> _Given exercise_
Copy the lines below as they are; omit the images they contain.

> _Data block_
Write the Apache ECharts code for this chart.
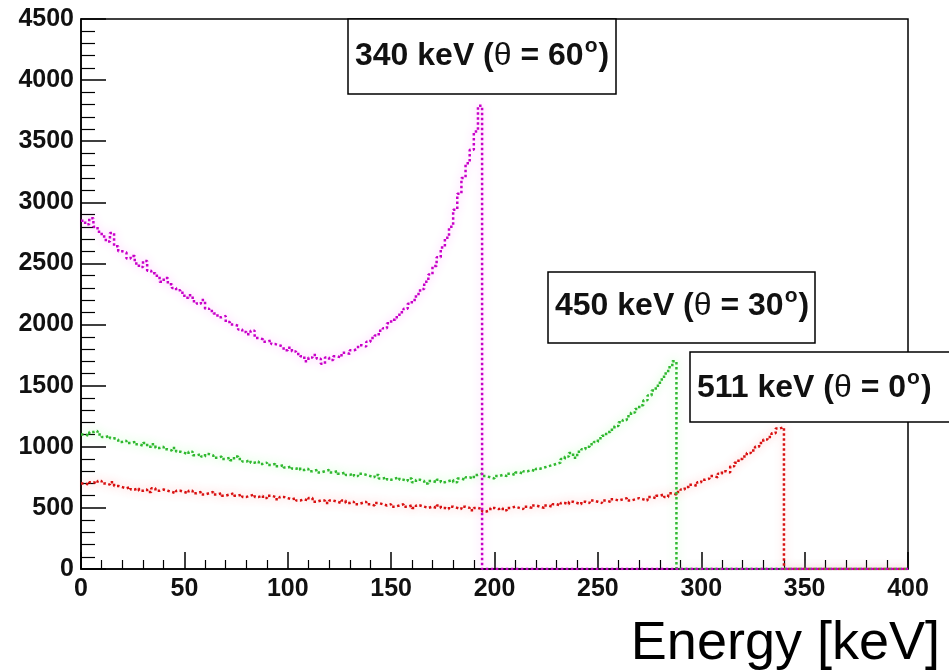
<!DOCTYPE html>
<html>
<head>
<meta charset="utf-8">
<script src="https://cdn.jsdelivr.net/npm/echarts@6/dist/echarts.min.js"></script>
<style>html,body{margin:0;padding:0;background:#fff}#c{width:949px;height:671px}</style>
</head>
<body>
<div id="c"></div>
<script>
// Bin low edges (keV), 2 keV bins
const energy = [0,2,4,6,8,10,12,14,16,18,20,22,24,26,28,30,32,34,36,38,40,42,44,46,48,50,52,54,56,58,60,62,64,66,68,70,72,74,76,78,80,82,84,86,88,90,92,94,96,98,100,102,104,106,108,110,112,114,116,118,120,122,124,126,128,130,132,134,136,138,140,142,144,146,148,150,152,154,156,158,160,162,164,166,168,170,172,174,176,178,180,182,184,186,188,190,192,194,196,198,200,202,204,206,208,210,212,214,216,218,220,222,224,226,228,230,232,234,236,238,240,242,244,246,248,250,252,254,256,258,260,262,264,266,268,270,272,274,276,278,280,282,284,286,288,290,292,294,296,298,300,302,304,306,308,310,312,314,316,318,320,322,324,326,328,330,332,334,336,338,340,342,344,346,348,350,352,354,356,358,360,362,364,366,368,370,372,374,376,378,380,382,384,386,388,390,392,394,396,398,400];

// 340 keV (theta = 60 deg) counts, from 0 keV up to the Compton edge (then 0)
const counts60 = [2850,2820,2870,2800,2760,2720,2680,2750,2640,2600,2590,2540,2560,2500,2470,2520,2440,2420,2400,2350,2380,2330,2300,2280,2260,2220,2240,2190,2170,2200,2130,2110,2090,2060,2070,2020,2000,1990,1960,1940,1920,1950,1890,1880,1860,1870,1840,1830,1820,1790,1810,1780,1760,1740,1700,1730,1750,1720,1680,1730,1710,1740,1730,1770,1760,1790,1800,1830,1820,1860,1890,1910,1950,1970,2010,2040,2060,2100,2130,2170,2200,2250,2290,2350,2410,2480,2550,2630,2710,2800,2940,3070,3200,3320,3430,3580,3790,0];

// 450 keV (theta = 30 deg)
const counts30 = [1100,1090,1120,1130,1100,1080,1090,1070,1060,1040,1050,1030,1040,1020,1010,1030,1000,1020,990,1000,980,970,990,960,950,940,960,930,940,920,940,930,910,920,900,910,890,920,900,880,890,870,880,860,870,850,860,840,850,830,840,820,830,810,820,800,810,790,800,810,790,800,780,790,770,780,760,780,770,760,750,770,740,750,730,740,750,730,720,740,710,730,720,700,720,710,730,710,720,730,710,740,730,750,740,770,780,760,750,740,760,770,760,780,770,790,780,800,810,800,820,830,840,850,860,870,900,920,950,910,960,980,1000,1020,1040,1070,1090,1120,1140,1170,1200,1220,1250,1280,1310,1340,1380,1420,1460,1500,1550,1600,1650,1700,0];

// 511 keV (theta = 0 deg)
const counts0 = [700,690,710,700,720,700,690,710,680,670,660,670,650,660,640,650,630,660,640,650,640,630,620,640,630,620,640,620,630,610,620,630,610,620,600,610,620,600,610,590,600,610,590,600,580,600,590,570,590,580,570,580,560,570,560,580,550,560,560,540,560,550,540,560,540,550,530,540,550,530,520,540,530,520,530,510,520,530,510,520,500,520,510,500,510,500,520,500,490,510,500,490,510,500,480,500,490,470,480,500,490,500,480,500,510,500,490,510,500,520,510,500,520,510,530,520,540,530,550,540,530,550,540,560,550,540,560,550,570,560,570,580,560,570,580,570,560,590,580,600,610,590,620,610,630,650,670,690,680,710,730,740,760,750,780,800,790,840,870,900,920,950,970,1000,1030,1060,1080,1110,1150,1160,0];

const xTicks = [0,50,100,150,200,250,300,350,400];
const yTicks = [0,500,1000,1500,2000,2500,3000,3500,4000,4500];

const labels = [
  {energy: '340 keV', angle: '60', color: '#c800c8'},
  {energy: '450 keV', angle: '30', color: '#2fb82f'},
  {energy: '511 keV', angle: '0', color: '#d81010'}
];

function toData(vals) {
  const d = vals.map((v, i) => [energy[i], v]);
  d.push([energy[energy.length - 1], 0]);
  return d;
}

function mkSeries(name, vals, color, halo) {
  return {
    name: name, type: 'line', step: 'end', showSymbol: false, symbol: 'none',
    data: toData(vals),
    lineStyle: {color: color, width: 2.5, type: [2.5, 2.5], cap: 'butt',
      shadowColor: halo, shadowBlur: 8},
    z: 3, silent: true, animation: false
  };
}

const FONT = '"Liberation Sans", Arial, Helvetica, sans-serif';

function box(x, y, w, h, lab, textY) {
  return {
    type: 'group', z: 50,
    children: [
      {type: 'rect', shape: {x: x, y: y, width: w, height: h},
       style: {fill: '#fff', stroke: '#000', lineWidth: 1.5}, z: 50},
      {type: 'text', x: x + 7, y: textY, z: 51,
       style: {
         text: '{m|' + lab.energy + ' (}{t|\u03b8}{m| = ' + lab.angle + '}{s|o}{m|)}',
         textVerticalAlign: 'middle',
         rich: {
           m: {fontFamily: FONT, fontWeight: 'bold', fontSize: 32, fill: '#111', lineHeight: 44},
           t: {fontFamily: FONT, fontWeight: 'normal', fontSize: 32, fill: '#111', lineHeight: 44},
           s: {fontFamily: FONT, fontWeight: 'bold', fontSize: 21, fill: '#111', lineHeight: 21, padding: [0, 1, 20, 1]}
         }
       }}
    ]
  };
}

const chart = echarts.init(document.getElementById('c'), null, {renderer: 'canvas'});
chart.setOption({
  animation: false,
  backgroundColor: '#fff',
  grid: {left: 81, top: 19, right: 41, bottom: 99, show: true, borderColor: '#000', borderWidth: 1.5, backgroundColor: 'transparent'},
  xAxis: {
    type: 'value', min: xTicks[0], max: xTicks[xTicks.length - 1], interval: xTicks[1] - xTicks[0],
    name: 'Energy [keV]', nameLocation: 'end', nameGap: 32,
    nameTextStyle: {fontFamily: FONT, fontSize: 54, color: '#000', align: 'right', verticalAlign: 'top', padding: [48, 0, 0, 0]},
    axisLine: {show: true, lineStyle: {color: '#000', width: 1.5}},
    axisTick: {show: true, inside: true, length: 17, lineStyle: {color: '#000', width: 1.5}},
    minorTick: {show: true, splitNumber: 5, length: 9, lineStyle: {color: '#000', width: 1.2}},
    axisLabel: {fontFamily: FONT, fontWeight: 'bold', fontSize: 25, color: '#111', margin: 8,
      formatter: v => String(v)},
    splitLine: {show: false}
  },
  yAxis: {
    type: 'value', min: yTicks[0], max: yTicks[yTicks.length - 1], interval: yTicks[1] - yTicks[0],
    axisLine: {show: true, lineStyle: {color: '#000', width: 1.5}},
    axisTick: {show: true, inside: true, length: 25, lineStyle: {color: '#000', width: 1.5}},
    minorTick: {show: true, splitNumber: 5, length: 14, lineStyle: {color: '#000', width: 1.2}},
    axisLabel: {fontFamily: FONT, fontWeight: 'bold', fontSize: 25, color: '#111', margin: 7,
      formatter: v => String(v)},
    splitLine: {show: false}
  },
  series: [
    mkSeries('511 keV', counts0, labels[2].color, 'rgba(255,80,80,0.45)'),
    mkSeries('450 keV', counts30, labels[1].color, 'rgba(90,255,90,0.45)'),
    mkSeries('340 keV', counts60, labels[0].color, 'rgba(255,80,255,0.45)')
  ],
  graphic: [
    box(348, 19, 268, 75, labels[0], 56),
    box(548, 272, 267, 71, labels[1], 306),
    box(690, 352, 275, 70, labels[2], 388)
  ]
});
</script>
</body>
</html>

> _Finished answer_
Write the Apache ECharts code for this chart.
<!DOCTYPE html>
<html>
<head>
<meta charset="utf-8">
<script src="https://cdn.jsdelivr.net/npm/echarts@6/dist/echarts.min.js"></script>
<style>html,body{margin:0;padding:0;background:#fff}#c{width:949px;height:671px}</style>
</head>
<body>
<div id="c"></div>
<script>
// Bin low edges (keV), 2 keV bins
const energy = [0,2,4,6,8,10,12,14,16,18,20,22,24,26,28,30,32,34,36,38,40,42,44,46,48,50,52,54,56,58,60,62,64,66,68,70,72,74,76,78,80,82,84,86,88,90,92,94,96,98,100,102,104,106,108,110,112,114,116,118,120,122,124,126,128,130,132,134,136,138,140,142,144,146,148,150,152,154,156,158,160,162,164,166,168,170,172,174,176,178,180,182,184,186,188,190,192,194,196,198,200,202,204,206,208,210,212,214,216,218,220,222,224,226,228,230,232,234,236,238,240,242,244,246,248,250,252,254,256,258,260,262,264,266,268,270,272,274,276,278,280,282,284,286,288,290,292,294,296,298,300,302,304,306,308,310,312,314,316,318,320,322,324,326,328,330,332,334,336,338,340,342,344,346,348,350,352,354,356,358,360,362,364,366,368,370,372,374,376,378,380,382,384,386,388,390,392,394,396,398,400];

// 340 keV (theta = 60 deg) counts, from 0 keV up to the Compton edge (then 0)
const counts60 = [2850,2820,2870,2800,2760,2720,2680,2750,2640,2600,2590,2540,2560,2500,2470,2520,2440,2420,2400,2350,2380,2330,2300,2280,2260,2220,2240,2190,2170,2200,2130,2110,2090,2060,2070,2020,2000,1990,1960,1940,1920,1950,1890,1880,1860,1870,1840,1830,1820,1790,1810,1780,1760,1740,1700,1730,1750,1720,1680,1730,1710,1740,1730,1770,1760,1790,1800,1830,1820,1860,1890,1910,1950,1970,2010,2040,2060,2100,2130,2170,2200,2250,2290,2350,2410,2480,2550,2630,2710,2800,2940,3070,3200,3320,3430,3580,3790,0];

// 450 keV (theta = 30 deg)
const counts30 = [1100,1090,1120,1130,1100,1080,1090,1070,1060,1040,1050,1030,1040,1020,1010,1030,1000,1020,990,1000,980,970,990,960,950,940,960,930,940,920,940,930,910,920,900,910,890,920,900,880,890,870,880,860,870,850,860,840,850,830,840,820,830,810,820,800,810,790,800,810,790,800,780,790,770,780,760,780,770,760,750,770,740,750,730,740,750,730,720,740,710,730,720,700,720,710,730,710,720,730,710,740,730,750,740,770,780,760,750,740,760,770,760,780,770,790,780,800,810,800,820,830,840,850,860,870,900,920,950,910,960,980,1000,1020,1040,1070,1090,1120,1140,1170,1200,1220,1250,1280,1310,1340,1380,1420,1460,1500,1550,1600,1650,1700,0];

// 511 keV (theta = 0 deg)
const counts0 = [700,690,710,700,720,700,690,710,680,670,660,670,650,660,640,650,630,660,640,650,640,630,620,640,630,620,640,620,630,610,620,630,610,620,600,610,620,600,610,590,600,610,590,600,580,600,590,570,590,580,570,580,560,570,560,580,550,560,560,540,560,550,540,560,540,550,530,540,550,530,520,540,530,520,530,510,520,530,510,520,500,520,510,500,510,500,520,500,490,510,500,490,510,500,480,500,490,470,480,500,490,500,480,500,510,500,490,510,500,520,510,500,520,510,530,520,540,530,550,540,530,550,540,560,550,540,560,550,570,560,570,580,560,570,580,570,560,590,580,600,610,590,620,610,630,650,670,690,680,710,730,740,760,750,780,800,790,840,870,900,920,950,970,1000,1030,1060,1080,1110,1150,1160,0];

const xTicks = [0,50,100,150,200,250,300,350,400];
const yTicks = [0,500,1000,1500,2000,2500,3000,3500,4000,4500];

const labels = [
  {energy: '340 keV', angle: '60', color: '#c800c8'},
  {energy: '450 keV', angle: '30', color: '#2fb82f'},
  {energy: '511 keV', angle: '0', color: '#d81010'}
];

function toData(vals) {
  const d = vals.map((v, i) => [energy[i], v]);
  d.push([energy[energy.length - 1], 0]);
  return d;
}

function mkSeries(name, vals, color, halo) {
  return {
    name: name, type: 'line', step: 'end', showSymbol: false, symbol: 'none',
    data: toData(vals),
    lineStyle: {color: color, width: 2.5, type: [2.5, 2.5], cap: 'butt',
      shadowColor: halo, shadowBlur: 8},
    z: 3, silent: true, animation: false
  };
}

const FONT = '"Liberation Sans", Arial, Helvetica, sans-serif';

function box(x, y, w, h, lab, textY) {
  return {
    type: 'group', z: 50,
    children: [
      {type: 'rect', shape: {x: x, y: y, width: w, height: h},
       style: {fill: '#fff', stroke: '#000', lineWidth: 1.5}, z: 50},
      {type: 'text', x: x + 7, y: textY, z: 51,
       style: {
         text: '{m|' + lab.energy + ' (}{t|\u03b8}{m| = ' + lab.angle + '}{s|o}{m|)}',
         textVerticalAlign: 'middle',
         rich: {
           m: {fontFamily: FONT, fontWeight: 'bold', fontSize: 32, fill: '#111', lineHeight: 44},
           t: {fontFamily: FONT, fontWeight: 'normal', fontSize: 32, fill: '#111', lineHeight: 44},
           s: {fontFamily: FONT, fontWeight: 'bold', fontSize: 21, fill: '#111', lineHeight: 21, padding: [0, 1, 20, 1]}
         }
       }}
    ]
  };
}

const chart = echarts.init(document.getElementById('c'), null, {renderer: 'canvas'});
chart.setOption({
  animation: false,
  backgroundColor: '#fff',
  grid: {left: 81, top: 19, right: 41, bottom: 99, show: true, borderColor: '#000', borderWidth: 1.5, backgroundColor: 'transparent'},
  xAxis: {
    type: 'value', min: xTicks[0], max: xTicks[xTicks.length - 1], interval: xTicks[1] - xTicks[0],
    name: 'Energy [keV]', nameLocation: 'end', nameGap: 32,
    nameTextStyle: {fontFamily: FONT, fontSize: 54, color: '#000', align: 'right', verticalAlign: 'top', padding: [48, 0, 0, 0]},
    axisLine: {show: true, lineStyle: {color: '#000', width: 1.5}},
    axisTick: {show: true, inside: true, length: 17, lineStyle: {color: '#000', width: 1.5}},
    minorTick: {show: true, splitNumber: 5, length: 9, lineStyle: {color: '#000', width: 1.2}},
    axisLabel: {fontFamily: FONT, fontWeight: 'bold', fontSize: 25, color: '#111', margin: 8,
      formatter: v => String(v)},
    splitLine: {show: false}
  },
  yAxis: {
    type: 'value', min: yTicks[0], max: yTicks[yTicks.length - 1], interval: yTicks[1] - yTicks[0],
    axisLine: {show: true, lineStyle: {color: '#000', width: 1.5}},
    axisTick: {show: true, inside: true, length: 25, lineStyle: {color: '#000', width: 1.5}},
    minorTick: {show: true, splitNumber: 5, length: 14, lineStyle: {color: '#000', width: 1.2}},
    axisLabel: {fontFamily: FONT, fontWeight: 'bold', fontSize: 25, color: '#111', margin: 7,
      formatter: v => String(v)},
    splitLine: {show: false}
  },
  series: [
    mkSeries('511 keV', counts0, labels[2].color, 'rgba(255,80,80,0.45)'),
    mkSeries('450 keV', counts30, labels[1].color, 'rgba(90,255,90,0.45)'),
    mkSeries('340 keV', counts60, labels[0].color, 'rgba(255,80,255,0.45)')
  ],
  graphic: [
    box(348, 19, 268, 75, labels[0], 56),
    box(548, 272, 267, 71, labels[1], 306),
    box(690, 352, 275, 70, labels[2], 388)
  ]
});
</script>
</body>
</html>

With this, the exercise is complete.